To those unfamiliar with the nittygritty of guidebook work, it may well seem like a glamorous job, with unrestricted access to superior restaurants and hotels. In reality, because of Japan’s lack of popularity as a tourist destination, guidebook publishers pay a relative pittance to freelance contributors, often barely enough to pay for travel and lodging as one traipses from town to town updating the previous edition’s entries. Additionally, because many Japanese guidebooks are in fact paid for by contributions from featured hotels or restaurants — unlike the majority of Western guides — dealings with Japanese establishments can be hugely frustrating, due to the assumption t hat some kind of financial transaction is required before an entry can be included.

Because of the arduousness of the task and the almost entire absence of remuneration once basic costs have been accounted for, experienced contributors with in-depth knowledge of the country and language are comparatively rare in guides to Japan. When they do exist, they are often forced by circumstance to adopt lower levels of professionalism in order to complete the tasks assigned by editors in London or New York — who quite often do not even have an interest in the target country.

The most pressing of problems is the accuracy of a guide’s entertainment and lodging listings. Dealing with this notoriously fickle scene is compounded by the length of time that elapses between the conduct of the original research and the publication of the guidebook — twelve to fifteen months is not unheard of. While this is unlikely to be of concern when dealing with the permanency of tourist sites such as the Daibutsu-den in Nara or Yasukuni Shrine in Tokyo, restaurants and bars tend to disappear far too rapidly for those in charge of production schedules.

By the time an updated guide is published, it is not uncommon to find that many of the listed bars and cafés have vanished.

Furthermore, the lack of funding proffered to contributors, along with time constraints, means that it is all but impossible to personally check each restaurant, hotel or bar listed. These are important sections of travel guides. Yet with the increasing availability of accurate, locally-written restaurant and entertainment guides on the Internet — the best of which are constantly updated, community based and well maintained — these sections are the most under threat from competitors. With the rapid convergence of various digital technologies, it is not difficult to foresee such information, in an advanced industrial nation like Japan, being easily made available directly to travelers’ mobile phones, obviating the need for a bulky guide entirely.

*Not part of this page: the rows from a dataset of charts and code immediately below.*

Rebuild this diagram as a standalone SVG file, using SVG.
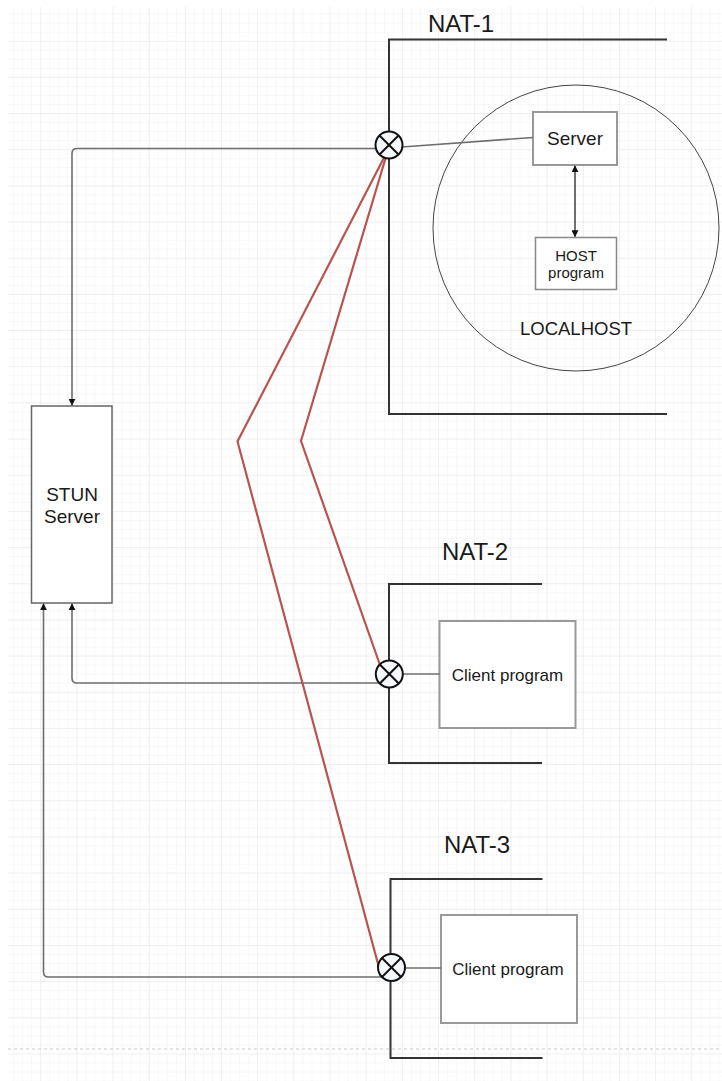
<svg xmlns="http://www.w3.org/2000/svg" width="722" height="1081" viewBox="0 0 722 1081">
<style>
  .lbl { font-family: "Liberation Sans", Arial, sans-serif; fill: #1a1a1a; text-anchor: middle; }
  .nat { font-size: 24px; }
  .bracket { fill: none; stroke: #333; stroke-width: 2; }
  .box { fill: #fff; stroke: #999; stroke-width: 2; }
  .conn { fill: none; stroke: #6e6e6e; stroke-width: 1.6; }
  .red { fill: none; stroke: #b85450; stroke-width: 2.2; stroke-linejoin: miter; }
  .mixer circle { fill: #f6f9fc; stroke: #111; stroke-width: 2; }
  .mixer line { stroke: #111; stroke-width: 2; }
</style>
<defs>
  <pattern id="minor" patternUnits="userSpaceOnUse" x="5" y="5.5" width="9.0425" height="9.0425">
    <path d="M9.0425 0 V9.0425 M0 9.0425 H9.0425" stroke="#f2f2f2" stroke-width="1" fill="none"/>
  </pattern>
  <pattern id="major" patternUnits="userSpaceOnUse" x="5" y="5.5" width="36.17" height="36.17">
    <path d="M36.17 0 V36.17 M0 36.17 H36.17" stroke="#e6e6e6" stroke-width="1" fill="none"/>
  </pattern>
  <marker id="arr" viewBox="0 0 10 10" refX="9" refY="5" markerWidth="7" markerHeight="7" orient="auto-start-reverse" markerUnits="userSpaceOnUse">
    <path d="M0 0 L10 5 L0 10 Z" fill="#111"/>
  </marker>
</defs>
<rect width="722" height="1081" fill="#fff"/>
<rect x="8" y="7" width="714" height="1074" fill="url(#minor)"/>
<rect x="8" y="7" width="714" height="1074" fill="url(#major)"/>
<line x1="8" y1="1049" x2="722" y2="1049" stroke="#c8c8c8" stroke-width="1" stroke-dasharray="3,3"/>

<g id="nat1">
  <path class="bracket" d="M667 39.5 H389 V414 H667"/>
  <text class="lbl nat" x="461" y="32">NAT-1</text>
</g>
<g id="localhost">
  <circle cx="576" cy="228" r="143" fill="none" stroke="#444" stroke-width="1"/>
  <text class="lbl" x="576" y="335" font-size="18.5">LOCALHOST</text>
</g>
<g id="server">
  <rect class="box" x="533" y="112" width="84" height="53"/>
  <text class="lbl" x="575" y="145" font-size="19">Server</text>
</g>
<g id="host">
  <rect x="535.5" y="237.5" width="81" height="52" fill="#fff" stroke="#888" stroke-width="1.5"/>
  <text class="lbl" x="576" y="261" font-size="15">HOST</text>
  <text class="lbl" x="576" y="278" font-size="15">program</text>
</g>
<g id="stun">
  <rect x="31.5" y="406" width="80.5" height="197" fill="#fff" stroke="#666" stroke-width="1.5"/>
  <text class="lbl" x="72" y="500.5" font-size="19">STUN</text>
  <text class="lbl" x="72" y="523" font-size="19">Server</text>
</g>
<g id="nat2">
  <path class="bracket" d="M542 584 H389 V763 H542"/>
  <text class="lbl nat" x="475" y="560">NAT-2</text>
</g>
<g id="client2">
  <rect class="box" x="439.5" y="621" width="136" height="107"/>
  <text class="lbl" x="507.5" y="681" font-size="17">Client program</text>
</g>
<g id="nat3">
  <path class="bracket" d="M542.5 879 H390.5 V1058 H542.5"/>
  <text class="lbl nat" x="477" y="853">NAT-3</text>
</g>
<g id="client3">
  <rect class="box" x="441" y="915" width="136" height="108"/>
  <text class="lbl" x="508" y="975" font-size="17">Client program</text>
</g>

<g id="connectors">
  <path class="conn" d="M376 148.5 H77 Q72 148.5 72 153.5 V405" marker-end="url(#arr)"/>
  <line class="conn" x1="402" y1="147" x2="533" y2="137.5"/>
  <line x1="575" y1="166" x2="575" y2="236.5" stroke="#222" stroke-width="1.3" marker-start="url(#arr)" marker-end="url(#arr)"/>
  <path class="conn" d="M380 683 H77 Q72 683 72 678 V604" marker-end="url(#arr)"/>
  <line class="conn" x1="403" y1="674" x2="439.5" y2="674"/>
  <path class="conn" d="M382 977 H48.5 Q43.5 977 43.5 972 V604" marker-end="url(#arr)"/>
  <line class="conn" x1="405" y1="968" x2="441" y2="968"/>
  <polyline class="red" points="388,150 301,441 380,665"/>
  <polyline class="red" points="388,150 237.5,441.5 381,975"/>
</g>

<g id="mixer1" class="mixer">
  <circle cx="389" cy="145" r="13.5"/>
  <line x1="379.5" y1="135.5" x2="398.5" y2="154.5"/>
  <line x1="398.5" y1="135.5" x2="379.5" y2="154.5"/>
</g>
<g id="mixer2" class="mixer">
  <circle cx="389.3" cy="674" r="13.5"/>
  <line x1="379.8" y1="664.5" x2="398.8" y2="683.5"/>
  <line x1="398.8" y1="664.5" x2="379.8" y2="683.5"/>
</g>
<g id="mixer3" class="mixer">
  <circle cx="391.5" cy="967.5" r="13.5"/>
  <line x1="382" y1="958" x2="401" y2="977"/>
  <line x1="401" y1="958" x2="382" y2="977"/>
</g>
</svg>
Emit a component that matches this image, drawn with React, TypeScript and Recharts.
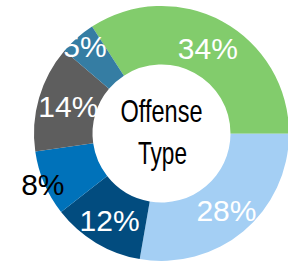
import { PieChart, Pie, Cell, Label } from 'recharts';

const categories = ['Group 1', 'Group 2', 'Group 3', 'Group 4', 'Group 5', 'Group 6'];
const shares = [34.2, 27.7, 11.7, 8.3, 13.5, 4.6];
const shareLabels = ['34%', '28%', '12%', '8%', '14%', '5%'];
const title = ['Offense', 'Type'];

const COLORS = ['#82CC6C', '#A4CFF4', '#024C7F', '#0072BA', '#5E5E5E', '#357DA3'];
const LABEL_FILL = ['#fff', '#fff', '#fff', '#000', '#fff', '#fff'];
const LABEL_R = [97, 101, 101, 129, 97, 116];

const CX = 161.5;
const CY = 133.5;

const data = categories.map((name, i) => ({ name, value: shares[i], label: shareLabels[i] }));

const RAD = Math.PI / 180;

// eslint-disable-next-line @typescript-eslint/no-explicit-any
function renderLabel(props: any) {
  const { cx, cy, midAngle, index } = props;
  const r = LABEL_R[index];
  const x = cx + r * Math.cos(-midAngle * RAD);
  const y = cy + r * Math.sin(-midAngle * RAD);
  return (
    <text
      x={x} y={y} textAnchor="middle" dominantBaseline="central"
      fill={LABEL_FILL[index]} fontSize={30}
      fontFamily="'Liberation Sans', Arial, Helvetica, sans-serif"
    >
      {data[index].label}
    </text>
  );
}

// condensed title: squeeze a regular face to the narrow width of the original
function CenterTitle() {
  return (
    <g fill="#000" fontSize={32} fontFamily="'Liberation Sans', Arial, sans-serif">
      <text x={CX} y={CY - 12} textAnchor="middle" textLength={82} lengthAdjust="spacingAndGlyphs">
        {title[0]}
      </text>
      <text x={CX + 1} y={CY + 30.5} textAnchor="middle" textLength={49} lengthAdjust="spacingAndGlyphs">
        {title[1]}
      </text>
    </g>
  );
}

export default function App() {
  return (
    <div style={{ position: 'absolute', left: 0, top: 0, width: 288, height: 268, background: '#fff' }}>
      <PieChart width={288} height={268} margin={{ top: 0, right: 0, bottom: 0, left: 0 }}>
        <Pie
          data={data} dataKey="value" nameKey="name"
          cx={CX} cy={CY} innerRadius={69} outerRadius={127.5}
          startAngle={123} endAngle={-237}
          stroke="none" label={renderLabel} labelLine={false}
          isAnimationActive={false}
        >
          {data.map((d, i) => <Cell key={d.name} fill={COLORS[i]} />)}
          <Label position="center" content={CenterTitle} />
        </Pie>
      </PieChart>
    </div>
  );
}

Guidebooks to nations like Laos or East Timor will remain popular due to the difficulty in unearthing comprehensive, practical information about these places from other sources. But in the case of Japan, about which it is easy to find up-to-date listings and recommendations in English, and which has an efficient national tourist organization, all-in-one guidebooks are sure to lose favor with those short-term visitors who don’t intend to go wild in the countryside or explore the more remote parts of the Setonaikai.

Parsimonious publishers offering stingy stipends to their writers and updaters are unlikely to be able to reverse this flow; instead, they should follow some of Fleming’s suggestions, and pack their contributors off to meet a geisha in Gion or eat monkey brain at Momonjiya.